EXERCISE AIM:
Using the material below, print a verbatim copy of every line from the one containing "Write a web" through the one containing "13, lineHeight: 1", inclusive, and omit the pictures.

Entries with chart source code:
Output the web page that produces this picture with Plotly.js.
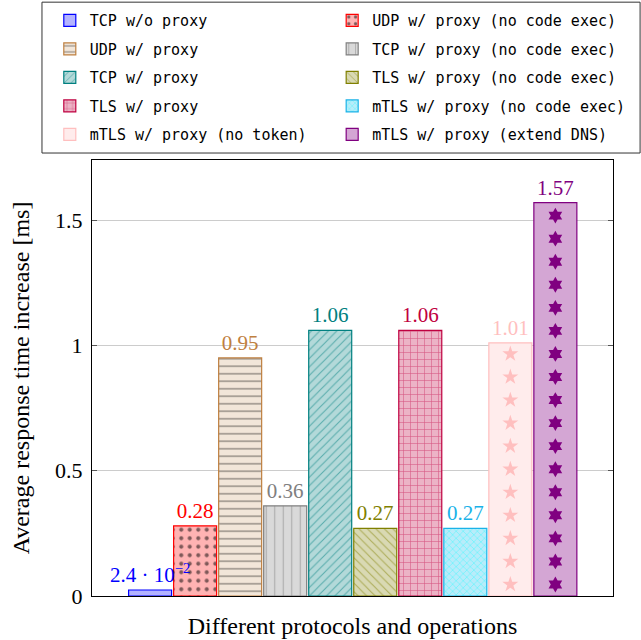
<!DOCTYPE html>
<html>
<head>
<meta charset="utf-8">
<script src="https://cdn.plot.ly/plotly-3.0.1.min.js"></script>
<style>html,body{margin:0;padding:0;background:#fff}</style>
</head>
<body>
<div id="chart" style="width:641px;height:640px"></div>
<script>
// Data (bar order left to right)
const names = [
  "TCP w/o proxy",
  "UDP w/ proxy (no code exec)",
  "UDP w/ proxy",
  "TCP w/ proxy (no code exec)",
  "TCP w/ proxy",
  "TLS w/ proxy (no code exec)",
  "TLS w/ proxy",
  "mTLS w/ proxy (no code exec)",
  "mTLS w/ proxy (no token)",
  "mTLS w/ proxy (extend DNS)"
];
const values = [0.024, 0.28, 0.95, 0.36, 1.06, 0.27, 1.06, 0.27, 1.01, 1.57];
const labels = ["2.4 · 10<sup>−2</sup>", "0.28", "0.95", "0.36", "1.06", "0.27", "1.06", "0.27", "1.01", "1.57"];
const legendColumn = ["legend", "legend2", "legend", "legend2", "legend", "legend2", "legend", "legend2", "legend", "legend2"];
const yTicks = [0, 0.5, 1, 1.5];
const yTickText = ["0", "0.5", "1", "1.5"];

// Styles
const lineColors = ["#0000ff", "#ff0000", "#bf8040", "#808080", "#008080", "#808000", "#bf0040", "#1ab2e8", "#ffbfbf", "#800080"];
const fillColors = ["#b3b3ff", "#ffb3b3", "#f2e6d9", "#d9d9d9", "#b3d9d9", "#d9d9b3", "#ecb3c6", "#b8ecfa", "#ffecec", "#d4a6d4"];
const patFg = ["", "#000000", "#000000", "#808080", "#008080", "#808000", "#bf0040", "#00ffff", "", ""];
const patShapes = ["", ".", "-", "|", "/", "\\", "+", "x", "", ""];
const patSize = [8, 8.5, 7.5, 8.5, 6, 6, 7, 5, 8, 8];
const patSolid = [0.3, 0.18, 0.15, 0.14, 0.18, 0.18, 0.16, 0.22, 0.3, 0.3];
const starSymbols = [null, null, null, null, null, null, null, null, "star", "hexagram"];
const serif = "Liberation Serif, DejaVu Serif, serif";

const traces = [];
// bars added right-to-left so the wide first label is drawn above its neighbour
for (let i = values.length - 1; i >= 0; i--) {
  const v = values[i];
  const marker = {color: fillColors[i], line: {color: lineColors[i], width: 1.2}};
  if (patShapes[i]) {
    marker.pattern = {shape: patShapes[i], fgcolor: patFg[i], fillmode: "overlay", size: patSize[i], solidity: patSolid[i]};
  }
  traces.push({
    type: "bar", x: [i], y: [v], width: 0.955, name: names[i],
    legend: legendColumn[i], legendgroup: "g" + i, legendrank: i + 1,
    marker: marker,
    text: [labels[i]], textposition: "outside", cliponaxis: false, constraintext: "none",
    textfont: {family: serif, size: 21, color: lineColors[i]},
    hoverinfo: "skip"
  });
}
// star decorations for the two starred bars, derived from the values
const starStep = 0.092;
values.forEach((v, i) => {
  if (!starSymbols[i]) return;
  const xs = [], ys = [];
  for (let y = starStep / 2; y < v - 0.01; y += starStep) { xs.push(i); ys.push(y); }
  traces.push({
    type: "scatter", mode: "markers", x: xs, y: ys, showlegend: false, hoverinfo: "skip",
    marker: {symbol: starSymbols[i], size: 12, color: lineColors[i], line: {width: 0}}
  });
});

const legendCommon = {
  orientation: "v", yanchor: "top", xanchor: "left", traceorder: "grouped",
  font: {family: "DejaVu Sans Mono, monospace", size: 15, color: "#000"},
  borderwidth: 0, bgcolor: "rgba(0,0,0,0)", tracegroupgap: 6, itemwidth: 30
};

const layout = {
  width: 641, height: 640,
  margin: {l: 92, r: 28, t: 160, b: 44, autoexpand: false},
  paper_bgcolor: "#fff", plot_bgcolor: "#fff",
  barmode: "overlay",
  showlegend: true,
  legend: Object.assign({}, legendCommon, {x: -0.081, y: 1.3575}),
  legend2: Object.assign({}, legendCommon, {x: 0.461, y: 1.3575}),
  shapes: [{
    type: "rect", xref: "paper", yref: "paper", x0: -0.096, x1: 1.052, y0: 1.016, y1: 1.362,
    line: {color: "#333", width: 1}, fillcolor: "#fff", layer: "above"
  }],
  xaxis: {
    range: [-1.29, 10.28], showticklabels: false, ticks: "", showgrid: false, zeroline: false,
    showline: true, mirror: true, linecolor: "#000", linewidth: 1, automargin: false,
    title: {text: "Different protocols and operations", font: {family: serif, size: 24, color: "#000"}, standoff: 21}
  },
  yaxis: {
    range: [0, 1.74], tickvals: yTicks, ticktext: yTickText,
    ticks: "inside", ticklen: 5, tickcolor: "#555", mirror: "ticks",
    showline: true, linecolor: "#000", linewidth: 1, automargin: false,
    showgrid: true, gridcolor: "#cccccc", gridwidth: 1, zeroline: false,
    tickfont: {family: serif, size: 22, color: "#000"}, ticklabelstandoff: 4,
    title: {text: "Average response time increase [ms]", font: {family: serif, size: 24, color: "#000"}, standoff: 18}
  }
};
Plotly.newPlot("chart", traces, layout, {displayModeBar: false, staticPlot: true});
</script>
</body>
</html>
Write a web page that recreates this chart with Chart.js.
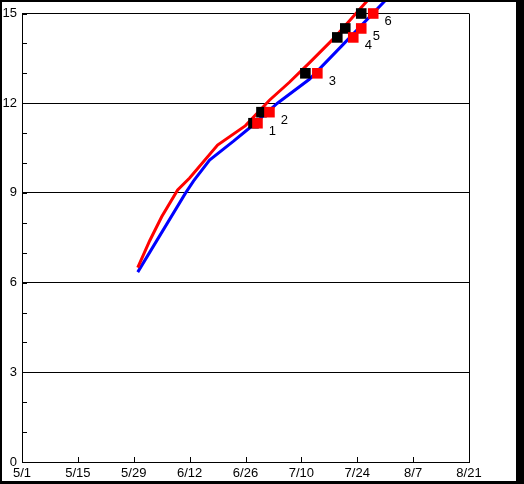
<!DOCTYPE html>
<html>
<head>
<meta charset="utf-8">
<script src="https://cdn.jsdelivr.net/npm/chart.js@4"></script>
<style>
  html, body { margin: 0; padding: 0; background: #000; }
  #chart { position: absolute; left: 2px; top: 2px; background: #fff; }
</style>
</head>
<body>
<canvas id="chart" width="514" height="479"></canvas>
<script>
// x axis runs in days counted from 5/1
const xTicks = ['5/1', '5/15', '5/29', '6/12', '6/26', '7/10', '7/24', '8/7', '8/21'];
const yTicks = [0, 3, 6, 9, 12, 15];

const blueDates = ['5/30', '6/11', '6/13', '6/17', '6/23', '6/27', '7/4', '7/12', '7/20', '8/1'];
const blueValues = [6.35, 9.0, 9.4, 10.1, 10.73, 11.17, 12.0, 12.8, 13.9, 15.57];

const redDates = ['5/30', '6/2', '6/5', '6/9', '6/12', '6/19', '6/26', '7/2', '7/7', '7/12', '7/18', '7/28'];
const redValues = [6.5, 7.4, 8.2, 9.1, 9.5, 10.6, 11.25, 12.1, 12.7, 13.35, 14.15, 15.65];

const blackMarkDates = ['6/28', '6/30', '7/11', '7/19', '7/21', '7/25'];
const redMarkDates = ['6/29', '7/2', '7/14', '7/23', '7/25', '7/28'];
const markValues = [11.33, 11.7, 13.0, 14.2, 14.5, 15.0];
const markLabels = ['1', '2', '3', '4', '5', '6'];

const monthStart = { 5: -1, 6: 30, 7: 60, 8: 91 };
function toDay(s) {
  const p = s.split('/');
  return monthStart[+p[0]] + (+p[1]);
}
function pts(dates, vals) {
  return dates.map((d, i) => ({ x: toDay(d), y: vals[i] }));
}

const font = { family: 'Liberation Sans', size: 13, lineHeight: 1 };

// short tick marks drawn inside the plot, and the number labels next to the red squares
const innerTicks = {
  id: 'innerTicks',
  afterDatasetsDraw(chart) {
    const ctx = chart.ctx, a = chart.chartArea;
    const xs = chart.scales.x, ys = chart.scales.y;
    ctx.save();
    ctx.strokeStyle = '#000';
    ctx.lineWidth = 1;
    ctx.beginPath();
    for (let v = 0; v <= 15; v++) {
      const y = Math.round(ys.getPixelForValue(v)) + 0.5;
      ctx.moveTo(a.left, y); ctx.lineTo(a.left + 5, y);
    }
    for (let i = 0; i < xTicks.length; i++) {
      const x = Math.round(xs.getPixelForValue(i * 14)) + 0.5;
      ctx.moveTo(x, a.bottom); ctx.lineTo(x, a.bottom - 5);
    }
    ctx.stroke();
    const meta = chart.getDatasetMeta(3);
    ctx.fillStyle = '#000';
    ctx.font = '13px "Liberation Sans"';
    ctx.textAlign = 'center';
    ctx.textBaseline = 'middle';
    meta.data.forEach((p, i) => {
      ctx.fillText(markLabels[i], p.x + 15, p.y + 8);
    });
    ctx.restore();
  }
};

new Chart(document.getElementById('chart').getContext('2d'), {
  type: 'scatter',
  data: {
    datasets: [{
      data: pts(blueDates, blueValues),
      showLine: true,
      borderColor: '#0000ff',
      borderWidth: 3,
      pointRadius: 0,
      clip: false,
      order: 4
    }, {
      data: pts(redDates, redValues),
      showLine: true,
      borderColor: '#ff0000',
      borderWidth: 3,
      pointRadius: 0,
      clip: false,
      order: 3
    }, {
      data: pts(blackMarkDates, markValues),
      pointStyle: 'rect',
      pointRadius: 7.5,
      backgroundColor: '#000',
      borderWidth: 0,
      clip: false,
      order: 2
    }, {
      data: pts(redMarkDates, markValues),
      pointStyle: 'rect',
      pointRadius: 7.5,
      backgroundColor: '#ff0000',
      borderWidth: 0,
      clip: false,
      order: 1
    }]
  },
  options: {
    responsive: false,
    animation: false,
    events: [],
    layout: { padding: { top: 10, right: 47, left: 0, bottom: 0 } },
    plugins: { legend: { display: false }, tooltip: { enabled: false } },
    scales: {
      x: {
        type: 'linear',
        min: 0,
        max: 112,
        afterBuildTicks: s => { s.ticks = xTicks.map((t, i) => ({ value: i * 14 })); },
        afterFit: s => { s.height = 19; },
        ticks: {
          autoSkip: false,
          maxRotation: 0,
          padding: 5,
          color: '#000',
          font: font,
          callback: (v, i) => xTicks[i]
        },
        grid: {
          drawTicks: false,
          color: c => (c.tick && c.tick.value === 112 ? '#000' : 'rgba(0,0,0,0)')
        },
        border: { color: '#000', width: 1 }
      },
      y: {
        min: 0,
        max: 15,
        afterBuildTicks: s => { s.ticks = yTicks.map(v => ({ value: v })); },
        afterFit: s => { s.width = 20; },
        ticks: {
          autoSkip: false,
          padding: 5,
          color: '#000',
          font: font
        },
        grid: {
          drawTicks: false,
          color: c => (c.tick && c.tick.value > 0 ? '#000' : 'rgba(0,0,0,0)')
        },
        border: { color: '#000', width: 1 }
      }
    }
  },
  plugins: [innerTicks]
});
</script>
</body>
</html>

WORKED ANSWER:
Write a web page that recreates this chart with Chart.js.
<!DOCTYPE html>
<html>
<head>
<meta charset="utf-8">
<script src="https://cdn.jsdelivr.net/npm/chart.js@4"></script>
<style>
  html, body { margin: 0; padding: 0; background: #000; }
  #chart { position: absolute; left: 2px; top: 2px; background: #fff; }
</style>
</head>
<body>
<canvas id="chart" width="514" height="479"></canvas>
<script>
// x axis runs in days counted from 5/1
const xTicks = ['5/1', '5/15', '5/29', '6/12', '6/26', '7/10', '7/24', '8/7', '8/21'];
const yTicks = [0, 3, 6, 9, 12, 15];

const blueDates = ['5/30', '6/11', '6/13', '6/17', '6/23', '6/27', '7/4', '7/12', '7/20', '8/1'];
const blueValues = [6.35, 9.0, 9.4, 10.1, 10.73, 11.17, 12.0, 12.8, 13.9, 15.57];

const redDates = ['5/30', '6/2', '6/5', '6/9', '6/12', '6/19', '6/26', '7/2', '7/7', '7/12', '7/18', '7/28'];
const redValues = [6.5, 7.4, 8.2, 9.1, 9.5, 10.6, 11.25, 12.1, 12.7, 13.35, 14.15, 15.65];

const blackMarkDates = ['6/28', '6/30', '7/11', '7/19', '7/21', '7/25'];
const redMarkDates = ['6/29', '7/2', '7/14', '7/23', '7/25', '7/28'];
const markValues = [11.33, 11.7, 13.0, 14.2, 14.5, 15.0];
const markLabels = ['1', '2', '3', '4', '5', '6'];

const monthStart = { 5: -1, 6: 30, 7: 60, 8: 91 };
function toDay(s) {
  const p = s.split('/');
  return monthStart[+p[0]] + (+p[1]);
}
function pts(dates, vals) {
  return dates.map((d, i) => ({ x: toDay(d), y: vals[i] }));
}

const font = { family: 'Liberation Sans', size: 13, lineHeight: 1 };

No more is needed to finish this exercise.